Data excerpt —
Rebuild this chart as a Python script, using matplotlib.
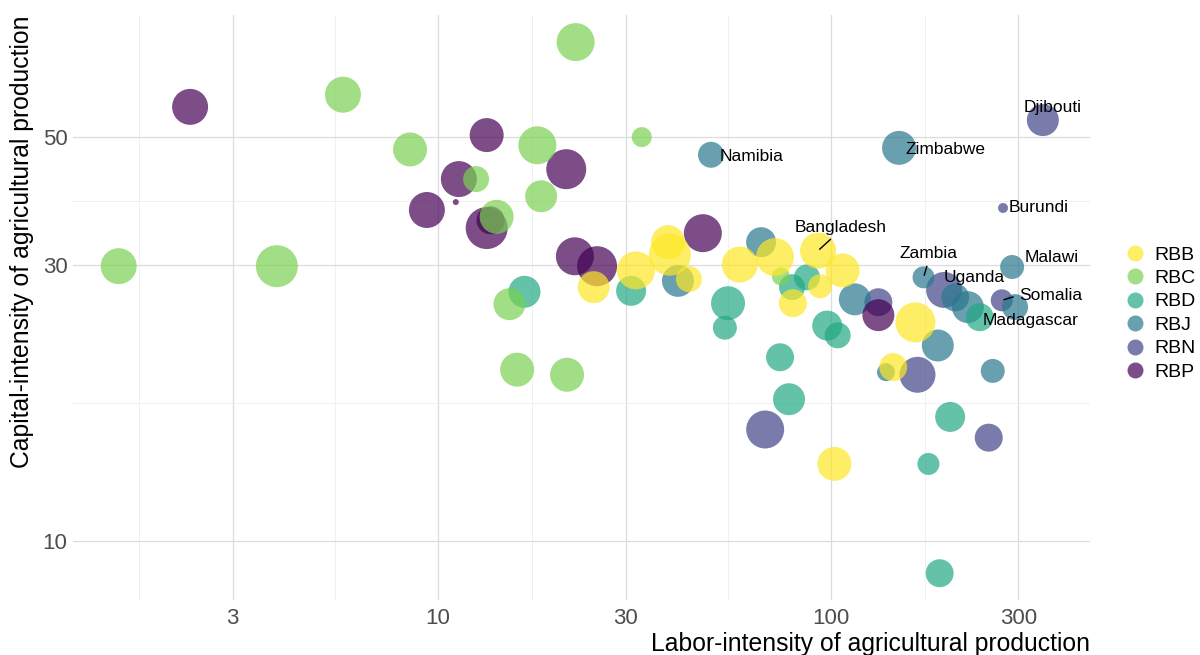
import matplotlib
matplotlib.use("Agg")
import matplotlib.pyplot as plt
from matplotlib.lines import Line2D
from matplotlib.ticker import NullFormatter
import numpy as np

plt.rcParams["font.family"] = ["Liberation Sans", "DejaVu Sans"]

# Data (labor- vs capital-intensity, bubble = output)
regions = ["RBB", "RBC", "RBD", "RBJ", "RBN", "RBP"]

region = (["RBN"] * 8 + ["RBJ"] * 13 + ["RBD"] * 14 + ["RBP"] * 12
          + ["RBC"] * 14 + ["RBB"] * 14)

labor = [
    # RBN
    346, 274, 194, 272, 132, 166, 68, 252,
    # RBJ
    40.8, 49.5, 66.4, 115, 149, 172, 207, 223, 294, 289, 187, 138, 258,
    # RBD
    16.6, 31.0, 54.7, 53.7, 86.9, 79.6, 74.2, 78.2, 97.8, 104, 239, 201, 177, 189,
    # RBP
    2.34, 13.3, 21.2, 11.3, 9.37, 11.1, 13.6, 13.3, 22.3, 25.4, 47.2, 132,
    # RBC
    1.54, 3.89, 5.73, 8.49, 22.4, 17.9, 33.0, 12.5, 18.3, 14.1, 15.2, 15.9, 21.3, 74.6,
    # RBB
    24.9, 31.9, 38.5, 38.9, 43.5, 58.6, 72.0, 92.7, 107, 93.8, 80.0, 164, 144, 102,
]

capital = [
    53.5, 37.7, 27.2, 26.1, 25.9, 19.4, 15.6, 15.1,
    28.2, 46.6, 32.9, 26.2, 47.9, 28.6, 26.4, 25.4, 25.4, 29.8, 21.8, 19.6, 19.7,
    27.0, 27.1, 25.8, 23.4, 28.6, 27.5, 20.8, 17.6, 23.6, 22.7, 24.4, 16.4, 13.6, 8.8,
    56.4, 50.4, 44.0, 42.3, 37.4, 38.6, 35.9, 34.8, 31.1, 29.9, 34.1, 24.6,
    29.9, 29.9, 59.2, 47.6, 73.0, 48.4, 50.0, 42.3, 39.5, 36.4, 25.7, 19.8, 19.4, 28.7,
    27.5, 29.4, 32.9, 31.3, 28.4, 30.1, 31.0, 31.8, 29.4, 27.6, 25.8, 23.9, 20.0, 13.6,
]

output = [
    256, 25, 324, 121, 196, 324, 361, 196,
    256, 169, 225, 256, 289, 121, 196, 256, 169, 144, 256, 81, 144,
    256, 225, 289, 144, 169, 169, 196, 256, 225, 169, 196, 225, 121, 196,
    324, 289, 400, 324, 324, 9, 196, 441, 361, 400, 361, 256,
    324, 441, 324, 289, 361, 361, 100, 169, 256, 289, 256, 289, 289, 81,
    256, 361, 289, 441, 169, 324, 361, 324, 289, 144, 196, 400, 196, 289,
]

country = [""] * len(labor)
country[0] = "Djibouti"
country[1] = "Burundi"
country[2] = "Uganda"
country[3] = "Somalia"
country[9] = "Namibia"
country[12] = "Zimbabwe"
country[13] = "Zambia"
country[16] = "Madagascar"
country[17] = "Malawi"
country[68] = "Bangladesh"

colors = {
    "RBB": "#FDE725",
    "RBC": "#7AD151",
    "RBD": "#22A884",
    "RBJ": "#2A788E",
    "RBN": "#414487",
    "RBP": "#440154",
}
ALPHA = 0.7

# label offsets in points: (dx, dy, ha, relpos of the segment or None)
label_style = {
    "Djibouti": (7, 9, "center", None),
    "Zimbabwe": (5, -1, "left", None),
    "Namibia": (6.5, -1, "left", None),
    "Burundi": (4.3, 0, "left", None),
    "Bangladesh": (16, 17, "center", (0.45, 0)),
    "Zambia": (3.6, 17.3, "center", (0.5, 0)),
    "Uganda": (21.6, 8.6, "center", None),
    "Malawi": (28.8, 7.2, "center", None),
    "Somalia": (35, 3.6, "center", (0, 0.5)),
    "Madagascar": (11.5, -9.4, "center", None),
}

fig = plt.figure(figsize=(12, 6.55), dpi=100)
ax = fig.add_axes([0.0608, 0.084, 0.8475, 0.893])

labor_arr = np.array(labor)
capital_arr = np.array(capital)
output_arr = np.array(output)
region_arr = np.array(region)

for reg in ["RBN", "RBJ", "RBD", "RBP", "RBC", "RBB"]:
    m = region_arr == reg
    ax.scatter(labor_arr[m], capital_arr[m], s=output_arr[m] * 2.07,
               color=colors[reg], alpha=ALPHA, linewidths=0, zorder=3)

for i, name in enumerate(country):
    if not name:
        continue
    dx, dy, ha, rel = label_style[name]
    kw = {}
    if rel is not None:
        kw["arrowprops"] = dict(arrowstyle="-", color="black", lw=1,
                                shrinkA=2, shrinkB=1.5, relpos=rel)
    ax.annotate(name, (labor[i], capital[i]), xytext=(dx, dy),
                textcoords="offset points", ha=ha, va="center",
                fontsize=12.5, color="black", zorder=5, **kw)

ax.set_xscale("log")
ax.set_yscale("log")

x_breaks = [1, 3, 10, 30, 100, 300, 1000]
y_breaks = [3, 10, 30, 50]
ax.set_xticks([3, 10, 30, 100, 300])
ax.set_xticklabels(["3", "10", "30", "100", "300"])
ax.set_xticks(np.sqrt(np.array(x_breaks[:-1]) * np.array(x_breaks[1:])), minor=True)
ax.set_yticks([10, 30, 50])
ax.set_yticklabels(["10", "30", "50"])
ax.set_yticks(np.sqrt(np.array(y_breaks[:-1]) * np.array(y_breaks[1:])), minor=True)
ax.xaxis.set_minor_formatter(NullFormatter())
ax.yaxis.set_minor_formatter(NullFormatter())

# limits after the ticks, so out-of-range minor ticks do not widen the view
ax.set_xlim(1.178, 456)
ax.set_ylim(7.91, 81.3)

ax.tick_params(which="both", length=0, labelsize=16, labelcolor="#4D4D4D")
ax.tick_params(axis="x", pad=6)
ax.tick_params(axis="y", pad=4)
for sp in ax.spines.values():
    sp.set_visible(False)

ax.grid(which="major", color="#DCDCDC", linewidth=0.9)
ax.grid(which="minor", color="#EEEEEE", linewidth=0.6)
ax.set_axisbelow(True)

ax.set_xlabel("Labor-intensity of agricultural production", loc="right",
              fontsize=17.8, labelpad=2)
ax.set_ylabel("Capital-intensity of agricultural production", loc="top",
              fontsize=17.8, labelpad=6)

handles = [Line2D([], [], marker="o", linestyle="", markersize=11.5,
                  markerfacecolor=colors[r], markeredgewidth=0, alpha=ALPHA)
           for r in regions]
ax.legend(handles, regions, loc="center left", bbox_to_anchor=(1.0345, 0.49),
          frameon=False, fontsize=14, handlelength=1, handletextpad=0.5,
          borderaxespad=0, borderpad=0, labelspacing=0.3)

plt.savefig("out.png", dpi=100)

Instruction —
Print out the lines exactly, skipping any picture.

Result of the exercise —
Rebuild this chart as a Python script, using matplotlib.
import matplotlib
matplotlib.use("Agg")
import matplotlib.pyplot as plt
from matplotlib.lines import Line2D
from matplotlib.ticker import NullFormatter
import numpy as np

plt.rcParams["font.family"] = ["Liberation Sans", "DejaVu Sans"]

# Data (labor- vs capital-intensity, bubble = output)
regions = ["RBB", "RBC", "RBD", "RBJ", "RBN", "RBP"]

region = (["RBN"] * 8 + ["RBJ"] * 13 + ["RBD"] * 14 + ["RBP"] * 12
          + ["RBC"] * 14 + ["RBB"] * 14)

labor = [
    # RBN
    346, 274, 194, 272, 132, 166, 68, 252,
    # RBJ
    40.8, 49.5, 66.4, 115, 149, 172, 207, 223, 294, 289, 187, 138, 258,
    # RBD
    16.6, 31.0, 54.7, 53.7, 86.9, 79.6, 74.2, 78.2, 97.8, 104, 239, 201, 177, 189,
    # RBP
    2.34, 13.3, 21.2, 11.3, 9.37, 11.1, 13.6, 13.3, 22.3, 25.4, 47.2, 132,
    # RBC
    1.54, 3.89, 5.73, 8.49, 22.4, 17.9, 33.0, 12.5, 18.3, 14.1, 15.2, 15.9, 21.3, 74.6,
    # RBB
    24.9, 31.9, 38.5, 38.9, 43.5, 58.6, 72.0, 92.7, 107, 93.8, 80.0, 164, 144, 102,
]

capital = [
    53.5, 37.7, 27.2, 26.1, 25.9, 19.4, 15.6, 15.1,
    28.2, 46.6, 32.9, 26.2, 47.9, 28.6, 26.4, 25.4, 25.4, 29.8, 21.8, 19.6, 19.7,
    27.0, 27.1, 25.8, 23.4, 28.6, 27.5, 20.8, 17.6, 23.6, 22.7, 24.4, 16.4, 13.6, 8.8,
    56.4, 50.4, 44.0, 42.3, 37.4, 38.6, 35.9, 34.8, 31.1, 29.9, 34.1, 24.6,
    29.9, 29.9, 59.2, 47.6, 73.0, 48.4, 50.0, 42.3, 39.5, 36.4, 25.7, 19.8, 19.4, 28.7,
    27.5, 29.4, 32.9, 31.3, 28.4, 30.1, 31.0, 31.8, 29.4, 27.6, 25.8, 23.9, 20.0, 13.6,
]

output = [
    256, 25, 324, 121, 196, 324, 361, 196,
    256, 169, 225, 256, 289, 121, 196, 256, 169, 144, 256, 81, 144,
    256, 225, 289, 144, 169, 169, 196, 256, 225, 169, 196, 225, 121, 196,
    324, 289, 400, 324, 324, 9, 196, 441, 361, 400, 361, 256,
    324, 441, 324, 289, 361, 361, 100, 169, 256, 289, 256, 289, 289, 81,
    256, 361, 289, 441, 169, 324, 361, 324, 289, 144, 196, 400, 196, 289,
]

country = [""] * len(labor)
country[0] = "Djibouti"
country[1] = "Burundi"
country[2] = "Uganda"
country[3] = "Somalia"
country[9] = "Namibia"
country[12] = "Zimbabwe"
country[13] = "Zambia"
country[16] = "Madagascar"
country[17] = "Malawi"
country[68] = "Bangladesh"

colors = {
    "RBB": "#FDE725",
    "RBC": "#7AD151",
    "RBD": "#22A884",
    "RBJ": "#2A788E",
    "RBN": "#414487",
    "RBP": "#440154",
}
ALPHA = 0.7

# label offsets in points: (dx, dy, ha, relpos of the segment or None)
label_style = {
    "Djibouti": (7, 9, "center", None),
    "Zimbabwe": (5, -1, "left", None),
    "Namibia": (6.5, -1, "left", None),
    "Burundi": (4.3, 0, "left", None),
    "Bangladesh": (16, 17, "center", (0.45, 0)),
    "Zambia": (3.6, 17.3, "center", (0.5, 0)),
    "Uganda": (21.6, 8.6, "center", None),
    "Malawi": (28.8, 7.2, "center", None),
    "Somalia": (35, 3.6, "center", (0, 0.5)),
    "Madagascar": (11.5, -9.4, "center", None),
}

fig = plt.figure(figsize=(12, 6.55), dpi=100)
ax = fig.add_axes([0.0608, 0.084, 0.8475, 0.893])

labor_arr = np.array(labor)
capital_arr = np.array(capital)
output_arr = np.array(output)
region_arr = np.array(region)

for reg in ["RBN", "RBJ", "RBD", "RBP", "RBC", "RBB"]:
    m = region_arr == reg
    ax.scatter(labor_arr[m], capital_arr[m], s=output_arr[m] * 2.07,
               color=colors[reg], alpha=ALPHA, linewidths=0, zorder=3)

for i, name in enumerate(country):
    if not name:
        continue
    dx, dy, ha, rel = label_style[name]
    kw = {}
    if rel is not None:
        kw["arrowprops"] = dict(arrowstyle="-", color="black", lw=1,
                                shrinkA=2, shrinkB=1.5, relpos=rel)
    ax.annotate(name, (labor[i], capital[i]), xytext=(dx, dy),
                textcoords="offset points", ha=ha, va="center",
                fontsize=12.5, color="black", zorder=5, **kw)

ax.set_xscale("log")
ax.set_yscale("log")

x_breaks = [1, 3, 10, 30, 100, 300, 1000]
y_breaks = [3, 10, 30, 50]
ax.set_xticks([3, 10, 30, 100, 300])
ax.set_xticklabels(["3", "10", "30", "100", "300"])
ax.set_xticks(np.sqrt(np.array(x_breaks[:-1]) * np.array(x_breaks[1:])), minor=True)
ax.set_yticks([10, 30, 50])
ax.set_yticklabels(["10", "30", "50"])
ax.set_yticks(np.sqrt(np.array(y_breaks[:-1]) * np.array(y_breaks[1:])), minor=True)
ax.xaxis.set_minor_formatter(NullFormatter())
ax.yaxis.set_minor_formatter(NullFormatter())

# limits after the ticks, so out-of-range minor ticks do not widen the view
ax.set_xlim(1.178, 456)
ax.set_ylim(7.91, 81.3)

ax.tick_params(which="both", length=0, labelsize=16, labelcolor="#4D4D4D")
ax.tick_params(axis="x", pad=6)
ax.tick_params(axis="y", pad=4)
for sp in ax.spines.values():
    sp.set_visible(False)

ax.grid(which="major", color="#DCDCDC", linewidth=0.9)
ax.grid(which="minor", color="#EEEEEE", linewidth=0.6)
ax.set_axisbelow(True)

ax.set_xlabel("Labor-intensity of agricultural production", loc="right",
              fontsize=17.8, labelpad=2)
ax.set_ylabel("Capital-intensity of agricultural production", loc="top",
              fontsize=17.8, labelpad=6)

handles = [Line2D([], [], marker="o", linestyle="", markersize=11.5,
                  markerfacecolor=colors[r], markeredgewidth=0, alpha=ALPHA)
           for r in regions]
ax.legend(handles, regions, loc="center left", bbox_to_anchor=(1.0345, 0.49),
          frameon=False, fontsize=14, handlelength=1, handletextpad=0.5,
          borderaxespad=0, borderpad=0, labelspacing=0.3)

plt.savefig("out.png", dpi=100)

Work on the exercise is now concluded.